Andréa Novais

Andréa Novais

The Brazil Business


Portuguese Lessons in Brazil

Andréa Novais

Andréa Novais

The Brazil Business


Learning Portuguese can be a very difficult task, especially depending on your native language. Learn in this article some particularities of the Portuguese language and some tips to improve your learning.

Portuguese is not an “economic” language. If Brazilians who are learning English, for example, complain that one single word has got too many meanings; in Portuguese we have too many words for only one meaning, what leads to a vocabulary accumulation.

Also, Portuguese has got particularities regarding gender and verb declension. As an example, let’s take these two words “menino” and “menina”: the first one refers to “boy” and the other one to “girl". If we think about these two words we will see that the only difference between them is the last letter, so we can assume that nouns ending in “o” are masculine and nouns ending in “a” are feminine. However, how to explain that there is no apparent rule for words ending in “e” in the sense that “ponte” (bridge) is feminine and “pente” (comb) is masculine?

As articles determine gender in Portuguese, it is necessary to know if the word is feminine or masculine before using the article and as we saw, the rule is not precise. Because of this, we will hear foreigners saying funny sentences such as “o menina” and “a pente”.

What are the major issues when learning Portuguese?

When living in Brazil, foreigners do not have too many options but learning Portuguese. If a foreigner is married to a Brazilian (what represents the majority of the cases), he/she will have a good source of learning, but just like Brazilians who are native speakers go to school to learn Portuguese, foreigners are expected to go too.

Also, there is the question of time. If you as a foreigner has decided to live in Brazil it is assumed that you need to work and you need it fast, so you do not have the time required to learn the language in a family environment, for example. You will have certain priorities that will determine what to learn first depending on what your activities are.

If you are already working, it is important to be familiar with some business vocabulary. However, as your life will not be restricted to your profession, you should learn some basic vocabulary and expressions as you will need to do some errands such as stopping by the grocery store or telling the bartender that your coffee is sugar-free.

How to deal with the lack of time?

As previously mentioned, most foreigners coming to Brazil do not have the time to learn the Portuguese language before engaging on everyday activities, so the process of learning happens simultaneously to the process of merging into the Brazilian culture.

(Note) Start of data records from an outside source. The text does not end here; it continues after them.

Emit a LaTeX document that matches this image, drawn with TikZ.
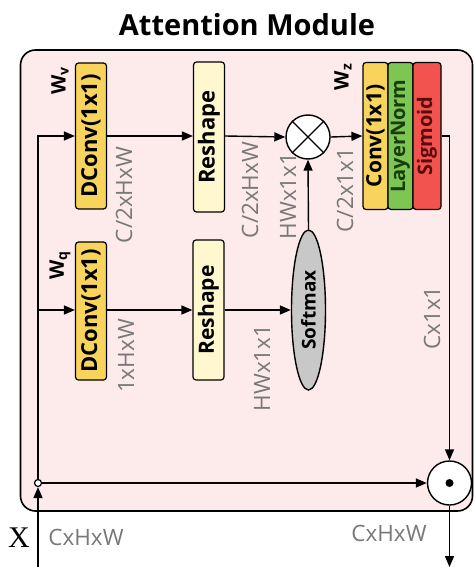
\documentclass[tikz,border=0pt]{standalone}
\usepackage{fontspec}
\setmainfont{Open Sans}
\newfontfamily\serifX{Liberation Serif}
\usetikzlibrary{arrows.meta,shapes.geometric}
\definecolor{bgpink}{RGB}{253,234,235}
\definecolor{dyellow}{RGB}{249,212,92}
\definecolor{lyellow}{RGB}{255,247,206}
\definecolor{lgreen}{RGB}{125,198,83}
\definecolor{lred}{RGB}{242,83,79}
\definecolor{smgray}{RGB}{200,200,200}
\definecolor{lblgray}{RGB}{120,120,120}
\definecolor{dgreen}{RGB}{25,60,10}
\definecolor{dred}{RGB}{90,10,10}
\tikzset{
  blk/.style={draw, rounded corners=3pt, line width=1.2pt, rotate=90, inner sep=0pt,
    font=\fontsize{22}{26}\selectfont\bfseries},
  lbl/.style={text=lblgray, font=\fontsize{22.5}{26}\selectfont, inner sep=0pt},
  wlbl/.style={font=\fontsize{20}{24}\selectfont\bfseries, rotate=90, inner sep=0pt},
  conn/.style={->, line width=1.4pt}
}
\begin{document}
\begin{tikzpicture}[x=1pt,y=-1pt, >={Triangle[length=11pt,width=9pt]}, line width=1.4pt]
\useasboundingbox (0,0) rectangle (474,567);
\node[font=\fontsize{29}{34}\selectfont\bfseries] (title) at (247,25) {Attention Module};
\node[draw, fill=bgpink, rounded corners=15pt, line width=1.6pt, minimum width=452pt, minimum height=461pt, inner sep=0pt] (frame) at (246.5,280.5) {};

\coordinate (yv) at (0,136);
\coordinate (yq) at (0,310);

\node[blk, fill=dyellow, minimum width=146pt, minimum height=31pt] (dv) at (91,136) {DConv(1x1)};
\node[blk, fill=lyellow, minimum width=150pt, minimum height=31pt] (rv) at (209,137) {Reshape};
\node[blk, fill=dyellow, minimum width=138pt, minimum height=31pt] (dq) at (91,311) {DConv(1x1)};
\node[blk, fill=lyellow, minimum width=140pt, minimum height=31pt, font=\fontsize{21}{25}\selectfont\bfseries] (rq) at (208.5,310) {Reshape};
\node[draw, circle, fill=white, minimum size=44pt, inner sep=0pt] (ot) at (308,137) {};
\draw (ot.north west) -- (ot.south east) (ot.north east) -- (ot.south west);
\node[draw, ellipse, fill=smgray, rotate=90, minimum width=160pt, minimum height=34pt, inner sep=0pt, font=\fontsize{19}{22}\selectfont\bfseries] (sm) at (308.5,310) {Softmax};
\node[blk, fill=dyellow, minimum width=147pt, minimum height=25pt, font=\fontsize{21}{25}\selectfont\bfseries] (cv) at (375.5,136) {Conv(1x1)};
\node[blk, fill=lgreen, minimum width=147pt, minimum height=25pt, text=dgreen, font=\fontsize{20}{24}\selectfont\bfseries] (ln) at (400.5,136) {LayerNorm};
\node[blk, fill=lred, minimum width=147pt, minimum height=28pt, text=dred, font=\fontsize{20}{24}\selectfont\bfseries] (sg) at (427,136) {Sigmoid};
\node[draw, circle, fill=white, minimum size=44pt, inner sep=0pt] (od) at (449.5,483) {};
\fill (od.center) circle (4pt);
\node[draw, circle, fill=white, minimum size=7pt, inner sep=0pt, line width=1.2pt] (sc) at (38,483) {};
\coordinate (xin) at (38,567);
\coordinate (out) at (449.5,567);
\coordinate (bq) at (38,310);

\node[wlbl] (wv) at (60,81) {W\textsubscript{v}};
\node[wlbl] (wq) at (60,265) {W\textsubscript{q}};
\node[wlbl] (wz) at (343,77) {W\textsubscript{z}};

\node[lbl, rotate=90] (l1) at (124,195) {C/2xHxW};
\node[lbl, rotate=90] (l2) at (250,190) {C/2xHxW};
\node[lbl, rotate=90] (l3) at (288,196) {HWx1x1};
\node[lbl, rotate=90] (l4) at (345,190) {C/2x1x1};
\node[lbl, rotate=90] (l5) at (126,356) {1xHxW};
\node[lbl, rotate=90] (l6) at (262,368) {HWx1x1};
\node[lbl, rotate=90] (l7) at (432,318) {Cx1x1};
\node[lbl] (l8) at (86,537) {CxHxW};
\node[lbl] (l9) at (389,533) {CxHxW};
\node[font=\serifX\fontsize{30}{34}\selectfont, inner sep=0pt] (xl) at (19,538) {X};

\draw[conn] (xin) -- (sc.south);
\draw[conn] (sc.north) |- (dv.north |- yv);
\draw[conn] (bq) -- (dq.north |- yq);
\draw[conn] (sc.east) -- (od.west);
\draw[conn] (dv.south |- yv) -- (rv.north |- yv);
\draw[conn] (rv.south |- yv) -- (ot.west);
\draw[conn] (ot.east) -- (cv.north |- yv);
\draw[conn] (sg.south |- yv) -| (od.north);
\draw[conn] (dq.south |- yq) -- (rq.north |- yq);
\draw[conn] (rq.south |- yq) -- (sm.north);
\draw[conn] (sm.east) -- (ot.south);
\draw[conn] (od.south) -- (out);
\end{tikzpicture}
\end{document}
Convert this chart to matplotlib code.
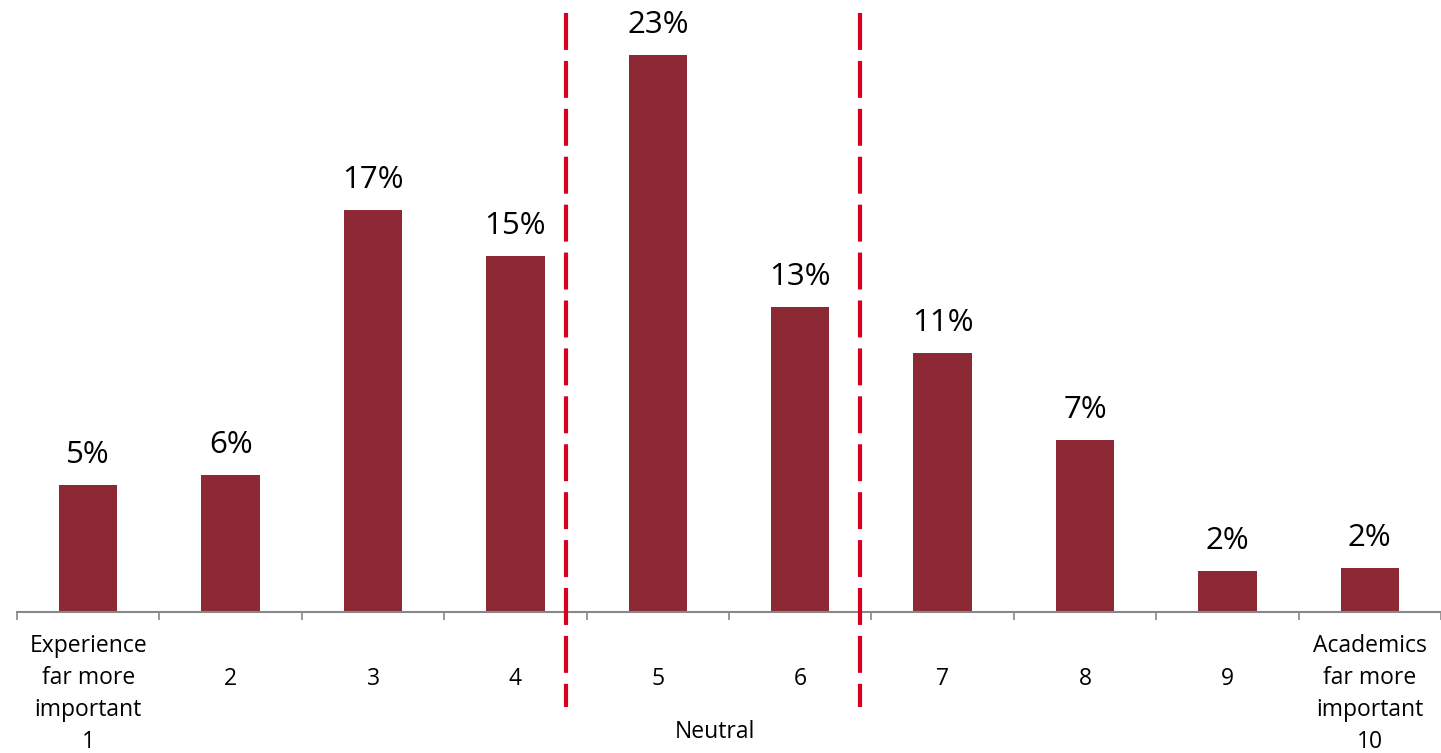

A good solution for this problem is to have in-company classes. According to Pamella Mendes, from “Your Choice Tradução e Consultoria em Idiomas”, this option saves time and money and can also be extended to the student’s house. Still according to her, each student goes through an interview in which his/her primary needs are identified and used as the main scope of study to be approached in the classes. So, for example, if you run a restaurant, your classes will prioritize a vocabulary that differs from the one of an accountant.

The advantage of private Portuguese lessons is that the whole material selected for the class as well as the content will be based on the student’s interests and needs. Also, classes are scheduled according to the availability of the student, so that he/she does not waste money because it was not possible to be at the school every Tuesday evening, for example.

Another point that must considered is the possibility to have your classes online. For example, let’s say you had scheduled your class for today at 7pm, but then you realize it will take a bit longer to leave the office. You have the option to call your teacher and ask for an online lesson.

Tips to improve your learning

Foreigners in Brazil have the advantage of being in an environment that favors the use of the language, so there is not that terrible risk of learning something and forgetting it very quickly due to the lack of usage. But apart from being able to practice, it is also essential to have the support of teachers in a way that is not restricted to classes.

Some tips that would help you becoming familiar with the Portuguese language are:

  • Pay attention to everything you see written on the streets. Especially on the subways and other places where an English translation is provided;
  • Stop by the newsstand and try to read the headlines. The images displayed will help you constructing the meaning;
  • When going to the grocery store, pay attention to what are the names registered on the stamps. This way you will be able to create a link between the Portuguese word and the object itself and not just between the Portuguese word and its translation to your native language;
  • Watch TV, even if you do not like it. When watching it, make sure you have the “closed caption” mode (available in most free-to-air channels) activated as it would create a direct relation between the sound and the written form of the words. Also, soap operas can be very helpful as they tend to reproduce very well how Brazilians really speak (although mostly with an accent from Rio de Janeiro).

Is there any guarantee of my learning?

There are several English schools in Brazil that promise to their students that in the period of 15 months they will be completely fluent in a foreign language (mostly English), however, there is no way to guarantee such achievement.

Evaluation must be gradual and never restricted to tests and papers. The teacher must be able to provide an environment in which the student will feel comfortable to ask questions and to expose what his/her difficulties are. Also, it is the teacher's responsibility to encourage the student to practice what he/she has learned.

Each student has its own difficulties and levels of dedication to the learning of a foreign language. Only going to the classes three hours a week will very hardly make you confident while speaking a foreign language. The key is to put into practice what you have learned.